Les URPS ne sont pas opposés par principe à ces dispositifs connectés – cabines ou bornes. « Ce sont des solutions aux soins non programmés mais nous souhaitons qu’elles soient liées à une OTT (organisation territoriale de télémédecine) », détaille au « Quotidien » Anaïs Ghedamsi, chargée de la e-santé pour l’URPS médecins Bretagne.
De surcroît, ces cabines « isolées » contreviennent à l’avenant 9 qui impose une territorialité à l’usage de la télémédecine (sauf exception). « La primauté doit toujours être donnée aux OTT », résume Anaïs Ghedamsi. L’URPS bretonne a donc alerté la Cnam sur le sujet, mais, surprise, « il y a un gap juridique », affirme le Dr Le Hétet. En effet, la plupart des médecins partenaires de la cabine seraient salariés de centre de santé, « ils ne sont donc pas soumis à l’avenant 9 », déplore l’anesthésiste.
« Un scandale soutenu par l’État »
À plusieurs centaines de kilomètres de là, dans l'Indre, la Dr Sylvaine Le Liboux, secrétaire générale de la branche généraliste de la CSMF, dénonce « un scandale soutenu par l’État » autour des télécabines.

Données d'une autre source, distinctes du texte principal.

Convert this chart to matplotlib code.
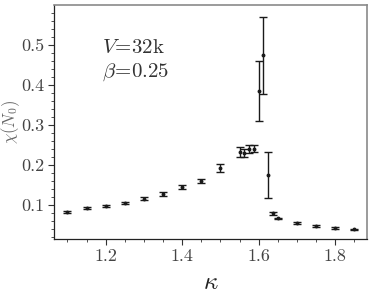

Elle s’était elle-même mise en grève en octobre dernier pour protester contre l’implantation non concertée d’une borne dans sa ville.
Elle fustige, dans sa lettre syndicale, une « médecine dégradée, au service du mercantilisme d’entreprises qui surfent sur les difficultés d’accès aux soins et abusent le peu de médecins qui se fourvoient dans cet exercice ». Le tout avec le soutien de l’Assurance-maladie qui « aide financièrement les officines à installer ces cabines, au mépris de l’exercice coordonné, au mépris des pharmaciens vertueux ». Le courrier de la Dr Sylvaine Le Liboux brocarde la « carence de l’État qui devrait encadrer les pratiques commerciales ». Tout ça pour aboutir à « des prescriptions d'antibiotiques larga manu, des arrêts de travail à gogo, des demandes quasi-systématiques de revoir un médecin en présentiel le lendemain ».
L'Ordre recadre
Alors que les critiques montent dans la profession, le nouveau Conseil de l’Ordre national des médecins (Cnom) a mis le holà cette semaine « face à des entreprises qui, pour des raisons économiques, veulent aller plus vite que la musique », recadre le Pr Stéphane Oustric, délégué général aux données de santé et au numérique. Lui aussi craint des « actes dégradés » lorsque la prise en charge « se fait sans coordination, sans suivi territorial ».
L’Ordre rappelle régulièrement les règles de l'avenant 9 qui impose non seulement un ancrage territorial de la télémédecine mais aussi un plafond de 20 % de consultations à distance maximum. Un quota de télémédecine que certains voudraient lever, là aussi, comme la société Medadom, mais aussi le syndicat Jeunes Médecins. Là encore, l’Ordre affiche sa fermeté. « Ce taux de 20 %, pour un généraliste en moyenne, ça représente 25 téléconsultations par semaine !, rappelle le Pr Oustric. À ce niveau, ce serait presque un professionnel de la téléconsultation, et cela pourrait poser, à terme, des questions d’insuffisance professionnelle ».